Building upon previous work, several new thermodynamic properties are found for classical electromagnetic random radiation in thermal equilibrium with classical electric dipole harmonic oscillators. Entropy is calculated as a function of temperature and as a function of the positions of the dipole oscillators. In the process, a new derivation is obtained for what is often called Wien's displacement law. The original derivation of this law makes a number of implicit assumptions not found in the present derivation, which prevents the original analysis from being sufficiently general to address an important class of thermal radiation spectrum candidates: namely, those that are nonzero at T=0. While leading up to the entropy calculation, a number of other thermodynamic properties are deduced.
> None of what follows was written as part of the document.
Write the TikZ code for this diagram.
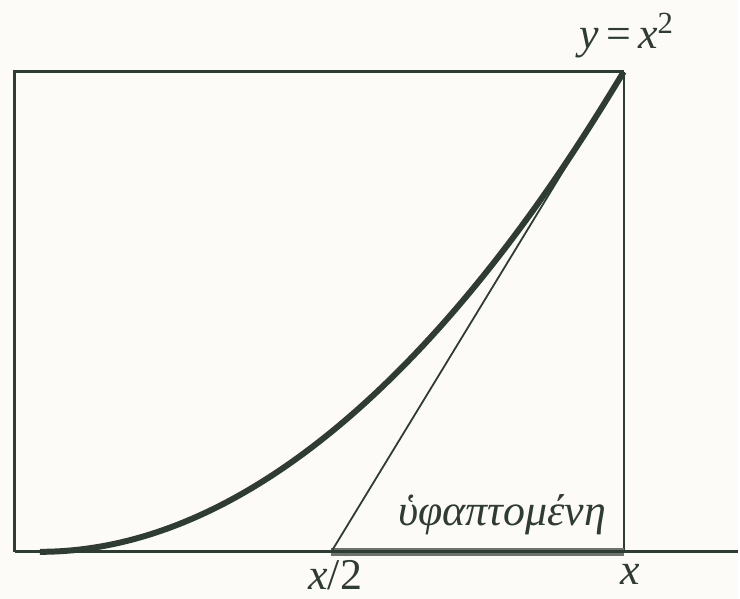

For example, a natural development is presented for reformulating the St\'efan-Boltzmann law to correspond to experimental observations about changes in thermal radiation energy. Also, the Rayleigh-Jeans spectrum is shown to conflict with basic concepts of thermodynamic processes, and asymptotic limits are found for the spectrum of classical electromagnetic thermal radiation. One asymptotic restriction arises from the demand of finite specific heat for thermal radiation. This restriction is sufficient to ensure that the classical electrodynamic system of dipole oscillators and thermal radiation must obey the third law of thermodynamics. The calculations described here include full nonperturbative evaluations of retarded van der Waals thermodynamic functions.